The log was cut into 2" slices which were placed on their sides.  There were some chopped pecans in the cabinet, so those were sprinkled on top.  After the baked rolls were cooled, a simple icing was drizzled on top:

These were shared with our happy crew of gardeners, our great neighbor (across the street), and my yoga teacher.  My hubby snacked on these also.  Well, at least he ate one out of the three recipes!

Handwise tips:  If you have hand pain, tendonitis, or arthritis or any other pain issues and want to make this recipe:  

  • The Handwise tip for this recipe comes from our HBin5 host--Michelle, of Big Black Dogs.  There seem to be 2 kinds of sifters, usually.  One is the squeeze handle, which can be very tiring on hands.  The other is a turn handle, which can also be tiring.  Michelle told me about her Norpro battery operated sifter:       
Battery Operated Sifter
At first glance, it was dissappointing that the sifter could only hold 4 cups.  However, it's just wonderful that it does all the sifting by itself--no handles to squeeze or turn. 
I will mention two aspects about this sifter:
  1. Make sure you put the handle in place properly, or it won't work well.  The flour will sift slowly.
  2. This may not be a good sifter if your hands are sensitive to vibration.  However, the sifting only lasts a short time.
This bread is one of the breads from the "Healthy Breads in 5 Minutes a Day" book.The HBinFive Baking Group, started by Michelle of Big Black Dogs, is baking through all of the breads in this book.  To see what my HB5 baking buddies have made recently, check out The 20th HBinfive Bread Braid

Thanks for stopping by to visit! Come back soon, I'll be baking again often. I hope you will leave a comment below. I read every comment, and really appreciate your feedback. 
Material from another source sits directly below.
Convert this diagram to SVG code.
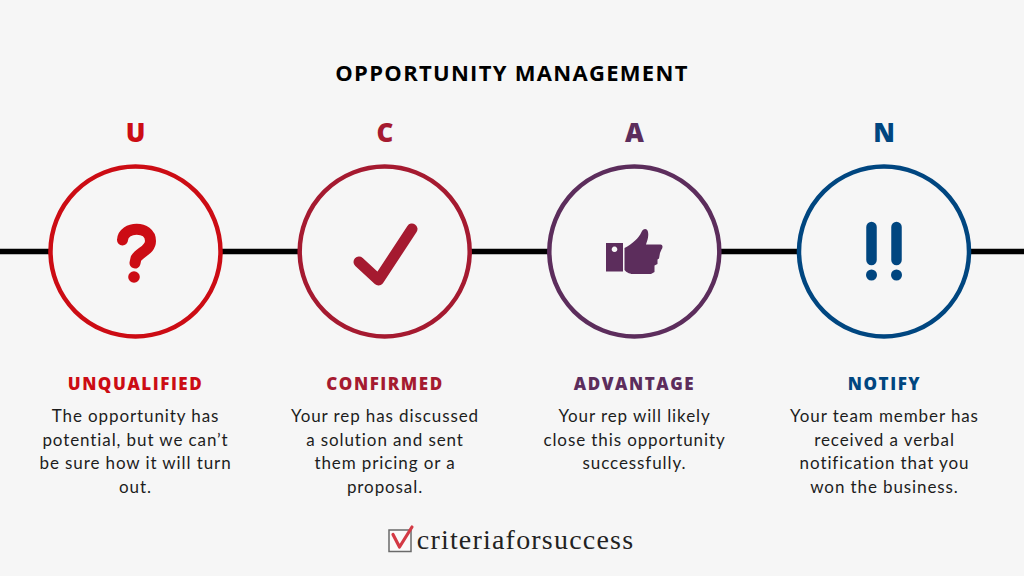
<svg xmlns="http://www.w3.org/2000/svg" width="1024" height="576" viewBox="0 0 1024 576">
<style>
text{font-family:"Open Sans","Liberation Sans",sans-serif;text-anchor:middle}
.t{font-size:22px;font-weight:700;letter-spacing:1.3px;fill:#000}
.l{font-size:26px;font-weight:800}
.h{font-size:17px;font-weight:800;letter-spacing:1.55px}
.b{font-size:17px;fill:#1d1d1d;font-family:Lato,"Liberation Sans",sans-serif;letter-spacing:.9px}
.r{fill:#f6f6f6;stroke-width:4.5}
.ut{fill:#cc0c14}.ct{fill:#a51a30}.at{fill:#5c2d5c}.nt{fill:#004680}
.ur{stroke:#cc0c14}.cr{stroke:#a51a30}.ar{stroke:#5c2d5c}.nr{stroke:#004680}
</style>
<rect width="1024" height="576" fill="#f6f6f6"/>
<text id="title" class="t" x="512" y="81">OPPORTUNITY MANAGEMENT</text>
<g id="connectors"><line x1="0" y1="251.5" x2="1024" y2="251.5" stroke="#000" stroke-width="5.5"/></g>
<g id="node-u">
<text class="l ut" x="135.5" y="142">U</text>
<circle class="r ur" cx="135.5" cy="251.5" r="85"/>
<path d="M122.500 240C123 226 150.500 225 150.500 241C150.500 250 140 252 136 258.500L135 263" fill="none" stroke="#cc0c14" stroke-width="11" stroke-linecap="round" stroke-linejoin="round"/>
<circle cx="134" cy="277" r="5.800" fill="#cc0c14"/>
<text class="h ut" x="135.500" y="390">UNQUALIFIED</text>
<text class="b" x="135.500" y="422">The opportunity has</text>
<text class="b" x="135.500" y="446">potential, but we can’t</text>
<text class="b" x="135.500" y="469">be sure how it will turn</text>
<text class="b" x="135.500" y="493">out.</text>
</g>
<g id="node-c">
<text class="l ct" x="385" y="142">C</text>
<circle class="r cr" cx="384.700" cy="251.500" r="85"/>
<path d="M359 262L378.500 280L412 229" fill="none" stroke="#a51a30" stroke-width="11" stroke-linecap="round" stroke-linejoin="round"/>
<text class="h ct" x="385" y="390">CONFIRMED</text>
<text class="b" x="385" y="422">Your rep has discussed</text>
<text class="b" x="385" y="446">a solution and sent</text>
<text class="b" x="385" y="469">them pricing or a</text>
<text class="b" x="385" y="493">proposal.</text>
</g>
<g id="node-a">
<text class="l at" x="634.500" y="142">A</text>
<circle class="r ar" cx="634.300" cy="251.500" r="85"/>
<path fill-rule="evenodd" d="M606 243H623V271.500H606ZM614.500 246.500a2.800 2.800 0 1 0 .01 0Z" fill="#5c2d5c"/>
<path d="M624.500 248C632 244 639 238 641.500 232C643 228 647.500 228 648 232C649 237 647 241 646 244.500H660.500C663 244.500 663 248 661.500 249.500L660 253L659 258.500L657.500 259.500V264L654.500 265.500V272L651 274H633C629 274 625.500 271.500 624.500 270Z" fill="#5c2d5c"/>
<text class="h at" x="634.500" y="390">ADVANTAGE</text>
<text class="b" x="634.500" y="422">Your rep will likely</text>
<text class="b" x="634.500" y="446">close this opportunity</text>
<text class="b" x="634.500" y="469">successfully.</text>
</g>
<g id="node-n">
<text class="l nt" x="884" y="142">N</text>
<circle class="r nr" cx="884" cy="251.500" r="85"/>
<line x1="871.500" y1="227" x2="871.500" y2="260" stroke="#004680" stroke-width="10.500" stroke-linecap="round"/>
<line x1="896.500" y1="227" x2="896.500" y2="260" stroke="#004680" stroke-width="10.500" stroke-linecap="round"/>
<circle cx="871.500" cy="275" r="5.500" fill="#004680"/>
<circle cx="896.500" cy="275" r="5.500" fill="#004680"/>
<text class="h nt" x="884.500" y="390">NOTIFY</text>
<text class="b" x="884.500" y="422">Your team member has</text>
<text class="b" x="884.500" y="446">received a verbal</text>
<text class="b" x="884.500" y="469">notification that you</text>
<text class="b" x="884.500" y="493">won the business.</text>
</g>
<g id="logo">
<rect x="389" y="530" width="22" height="21.500" fill="#fafafa" stroke="#6a6a6a" stroke-width="1.500"/>
<path d="M393 534.500L399.500 547L412 527" fill="none" stroke="#d33a45" stroke-width="3.200" stroke-linecap="round" stroke-linejoin="round"/>
<text x="525.500" y="549" style="font-family:'Liberation Serif',serif;font-size:28px;letter-spacing:1.2px;fill:#222">criteriaforsuccess</text>
</g>
</svg>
  1. I loved the use of craisins. I must agree if you have good ingredients and dont burn it they all seem to taste good :)

  2. Your apple strudel bread was my favorite--it has character. Thanks for the reminder, I will have to make it again since it is apple season.

  3. I love my battery operated sifter and now I sift all my dry ingredients, however I have not sifted anything when making bread. Now I'm wondering if it would make a difference in my breads? Have you tried sifting the dry ingredients for your breads yet?

    Your apple bread may not have turned out pretty but I know it tasted good!

    The Sticky Buns look great and I love the idea of adding Cranberries!

  4. Yup, Carolyn, Craisins are great. I called Oceanspray and they said you can use them in any recipe calling for fresh. That's great because you can't find fresh or frozen most of the year.

    They said to use 3/4cup craisins for every cup of cranberries in a recipe!

  5. Guff, this is a FABULOUS recipe for apple season!

    Michelle, I was just thinking of you this morning, as I sifted ingredients into the whole wheat with olive oil dough! I think the dough looks much better.

    Here's what I did. I didn't sift all the flour. I weighed out my flour into the dough bucket. Put the sifter into the bucket and put flour in the sifter halfway full. Zeroed out the scale. Added the vital wheat gluten, salt, and yeast into the sifter, zeroed out after each addition. Filled up the sifter with more flour--to the top. Turned on the sifter, and it sifted out the mixture. Now I knew that the vital wheat gluten wouldn't get gummy. The salt didn't sift, but I sprinkled that around.

    When I looked at the sifted flour, it looked so much better that I tried sifting more of it!

    I had the liquid ingredients in the mixer (except 1 cup water), and added half the flour. When that was mixed, I added the rest of the dry (I think I used the sifter) and as much water as I needed. I only needed 3 1/4cup.

    Maybe it's my imagination or that I don't usually use my mixer. But I think it's a better mixed dough.

    It's rising slowly on purpose--I used cool water for a slower rise, better flavor.

    Would love for you to try your sifter with a bread recipe, and let me know your thoughts.


  6. Your breads look great. I've never seen a peeler like that, how cool.

  7. I'm going to have to try the apple strudel bread. Sounds wonderful! Your pear tarte looks very good!!! It was our favorite. I was very nervous turning my tarte over too. I put a sheet of foil under the plate. Great looking sweet rolls! I'll try it this way. My sticky buns dripped onto the bottom of the oven too. I'll have to remember to always put a foil covered sheet pan underneath baking sticky buns.

  8. Hi Elwood, I love that peeler! Got it years ago, made by Dazey. I am babying the blades, because you can't buy them any more. Thanks for the encouragement!

    Hi Tweety, I think the apple strudel bread was one of my favorites, but not everyone thought it reminded them of strudel. I just think it's a GREAT bread! Good idea, putting foil under your plate when you transferred the tarte.

    My hubby said, "no more sticky buns and gooey stuff dripping onto the oven floor!" A friend told me that gooey she felt our recipe is enough for 4 recipes of sticky buns. So you might try cutting it, like Guff did.